The film deals with the impact of the political intrigue in the UK after the Second World War, surrounding the Katyn Massacre of Polish servicemen and women in Russia.

==Plot==

A young, ambitious journalist risks love, career and ultimately his life to uncover the true identity of an Eastern European refugee and his connection to the British Government's collusion in the cover-up of the Katyn massacre, one of Stalin's most notorious crimes.

==Cast==
- Alex Pettyfer as Stephen Underwood
- Robert Więckiewicz as Michael Loboda
- Talulah Riley as Jeanette Mitchell
- Michael Gambon as Frank Hamilton
- Will Thorp as Colonel Janusz Pietrowski
- Henry Lloyd-Hughes as Mason Mitchell
- Piotr Stramowski as Andrzej Nowak
- Gwilym Lee as John Underwood
- Charles De'Ath as the Police Sergeant
- Luke de Woolfson as Thomas Derrick
- Michael Byrne as the Coroner
- Anita Carey as Joan Caldercott
- Holly Aston as Rose Miller
- Pete Wayre as an RAF Sq. Leader & a patron in the pub

== Production ==
The script was written 15 years before the film was shot, and shot over a period of 18 days. Director Piotr Szkopiak, who was born in the United Kingdom to Polish parents, described the film as a personal experience given his grandfather was among those murdered in the Katyn massacre.

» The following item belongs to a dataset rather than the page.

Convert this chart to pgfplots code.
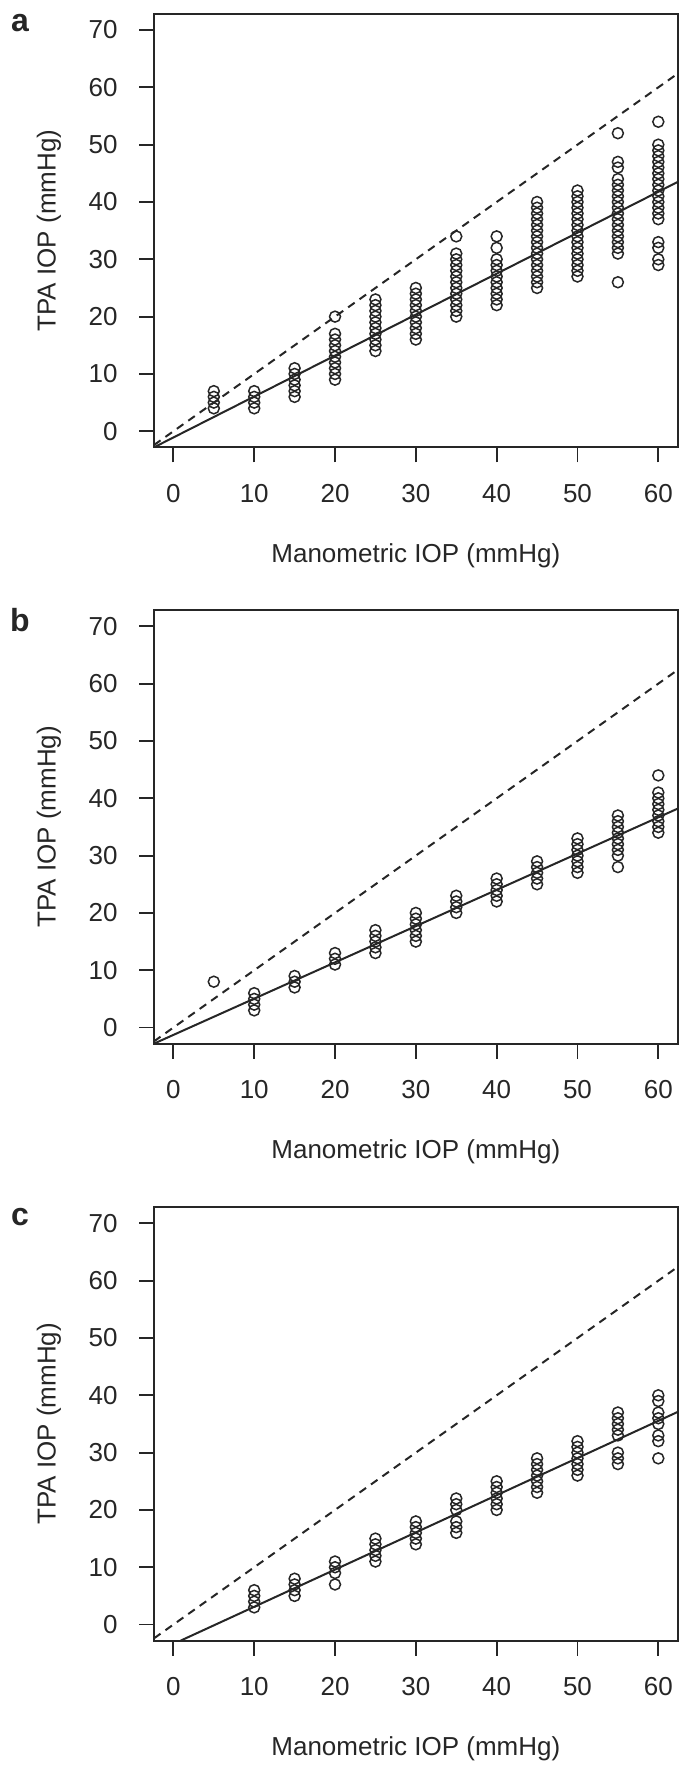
\documentclass[border=0pt]{standalone}
\usepackage{fontspec}
\setmainfont{Liberation Sans}
\usepackage{pgfplots}
\pgfplotsset{compat=1.18}
\definecolor{ink}{HTML}{262626}
\pgfplotsset{
  iop/.style={
    scale only axis, width=261.85pt, height=216.65pt,
    anchor=north west,
    xmin=-2.4, xmax=62.4, ymin=-2.8, ymax=72.8,
    xtick={0,10,...,60}, ytick={0,10,...,70},
    tick pos=left, tick align=outside,
    major tick length=7.5pt,
    every tick/.style={ink, line width=0.9pt},
    axis line style={ink, line width=1pt},
    /pgf/number format/assume math mode=true,
    tick label style={font=\fontsize{13}{15}\selectfont, text=ink},
    xticklabel style={anchor=base, inner sep=0pt, yshift=-20pt},
    yticklabel style={anchor=east, inner sep=0pt, xshift=-10.5pt},
    every axis x label/.style={at={(axis description cs:0.5,-0.2654)}, anchor=base, font=\fontsize{13}{15}\selectfont, text=ink},
    every axis y label/.style={at={(axis description cs:-0.2005,0.5)}, rotate=90, anchor=center, font=\fontsize{13}{15}\selectfont, text=ink},
    xlabel={Manometric IOP (mmHg)},
    ylabel={TPA IOP (mmHg)},
  },
  pts/.style={only marks, mark=o, mark size=2.75pt, mark options={ink, line width=0.75pt}},
  fit/.style={ink, line width=1pt, no marks},
  ident/.style={ink, line width=1pt, no marks, dash pattern=on 4pt off 3pt},
}
\begin{document}
\begin{tikzpicture}
\useasboundingbox (0pt,0pt) rectangle (346pt,-886pt);
% ---------------- a ----------------
\begin{axis}[iop, at={(77pt,-7pt)}]
\addplot[pts] coordinates {
(5,4)(5,5)(5,6)(5,7)
(10,4)(10,5)(10,6)(10,7)
(15,6)(15,7)(15,8)(15,9)(15,10)(15,11)
(20,9)(20,10)(20,11)(20,12)(20,13)(20,14)(20,15)(20,16)(20,17)(20,20)
(25,14)(25,15)(25,16)(25,17)(25,18)(25,19)(25,20)(25,21)(25,22)(25,23)
(30,16)(30,17)(30,18)(30,19)(30,20)(30,21)(30,22)(30,23)(30,24)(30,25)
(35,20)(35,21)(35,22)(35,23)(35,24)(35,25)(35,26)(35,27)(35,28)(35,29)(35,30)(35,31)(35,34)
(40,22)(40,23)(40,24)(40,25)(40,26)(40,27)(40,28)(40,29)(40,30)(40,32)(40,34)
(45,25)(45,26)(45,27)(45,28)(45,29)(45,30)(45,31)(45,32)(45,33)(45,34)(45,35)(45,36)(45,37)(45,38)(45,39)(45,40)
(50,27)(50,28)(50,29)(50,30)(50,31)(50,32)(50,33)(50,34)(50,35)(50,36)(50,37)(50,38)(50,39)(50,40)(50,41)(50,42)
(55,26)(55,31)(55,32)(55,33)(55,34)(55,35)(55,36)(55,37)(55,38)(55,39)(55,40)(55,41)(55,42)(55,43)(55,44)(55,46)(55,47)(55,52)
(60,29)(60,30)(60,32)(60,33)(60,37)(60,38)(60,39)(60,40)(60,41)(60,42)(60,43)(60,44)(60,45)(60,46)(60,47)(60,48)(60,49)(60,50)(60,54)
};
\addplot[ident] coordinates {(-2.4,-2.4)(62.4,62.4)};
\addplot[fit] coordinates {(-2.4,-2.8)(62.4,43.5)};
\end{axis}
% ---------------- b ----------------
\begin{axis}[iop, at={(77pt,-305.15pt)}]
\addplot[pts] coordinates {
(5,8)
(10,3)(10,4)(10,5)(10,6)
(15,7)(15,8)(15,9)
(20,11)(20,12)(20,13)
(25,13)(25,14)(25,15)(25,16)(25,17)
(30,15)(30,16)(30,17)(30,18)(30,19)(30,20)
(35,20)(35,21)(35,22)(35,23)
(40,22)(40,23)(40,24)(40,25)(40,26)
(45,25)(45,26)(45,27)(45,28)(45,29)
(50,27)(50,28)(50,29)(50,30)(50,31)(50,32)(50,33)
(55,28)(55,30)(55,31)(55,32)(55,33)(55,34)(55,35)(55,36)(55,37)
(60,34)(60,35)(60,36)(60,37)(60,38)(60,39)(60,40)(60,41)(60,44)
};
\addplot[ident] coordinates {(-2.4,-2.4)(62.4,62.4)};
\addplot[fit] coordinates {(-2.4,-2.8)(62.4,38.2)};
\end{axis}
% ---------------- c ----------------
\begin{axis}[iop, at={(77pt,-603.65pt)}]
\addplot[pts] coordinates {
(10,3)(10,4)(10,5)(10,6)
(15,5)(15,6)(15,7)(15,8)
(20,7)(20,9)(20,10)(20,11)
(25,11)(25,12)(25,13)(25,14)(25,15)
(30,14)(30,15)(30,16)(30,17)(30,18)
(35,16)(35,17)(35,18)(35,20)(35,21)(35,22)
(40,20)(40,21)(40,22)(40,23)(40,24)(40,25)
(45,23)(45,24)(45,25)(45,26)(45,27)(45,28)(45,29)
(50,26)(50,27)(50,28)(50,29)(50,30)(50,31)(50,32)
(55,28)(55,29)(55,30)(55,33)(55,34)(55,35)(55,36)(55,37)
(60,29)(60,32)(60,33)(60,35)(60,36)(60,37)(60,39)(60,40)
};
\addplot[ident] coordinates {(-2.4,-2.4)(62.4,62.4)};
\addplot[fit] coordinates {(0.9,-2.8)(62.4,37.1)};
\end{axis}
% panel letters
\node[font=\bfseries\fontsize{16}{18}\selectfont, text=ink] at (10pt,-11.5pt) {a};
\node[font=\bfseries\fontsize{16}{18}\selectfont, text=ink] at (10pt,-309.8pt) {b};
\node[font=\bfseries\fontsize{16}{18}\selectfont, text=ink] at (10pt,-608.5pt) {c};
\end{tikzpicture}
\end{document}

It was Szkopiak's first film in 19 years.

==Release==
The Last Witness was released in Poland by Kino Świat on 11 May 2018, in the United States by Momentum Pictures on 29 May 2018 and in the United Kingdom by Signature Entertainment on 17 August 2018.

== Reception ==
On the review aggregator website Rotten Tomatoes, 29% of 7 critics' reviews are positive. Why So Blu? gave the film a positive review, writing that "helmer Piotr Szkopiak manages to do what even some scholastic teachers have not – namely make history exciting." J. B. Spins also gave the film a positive review, praising the performances and calling the film timely, writing: "Periodically, we give lip service to the truth as a higher ideal when it helps grind our political axes, but too often, the commitment is disingenuous and short-lived. Katyn is a case in point. Putin is doing his best to walk back the Russian government’s official declaration of guilt, to the complete disinterest of our factionalized media. This is therefore a timely and much needed film in many ways, but it also functions as a gripping (and galling) historical thriller."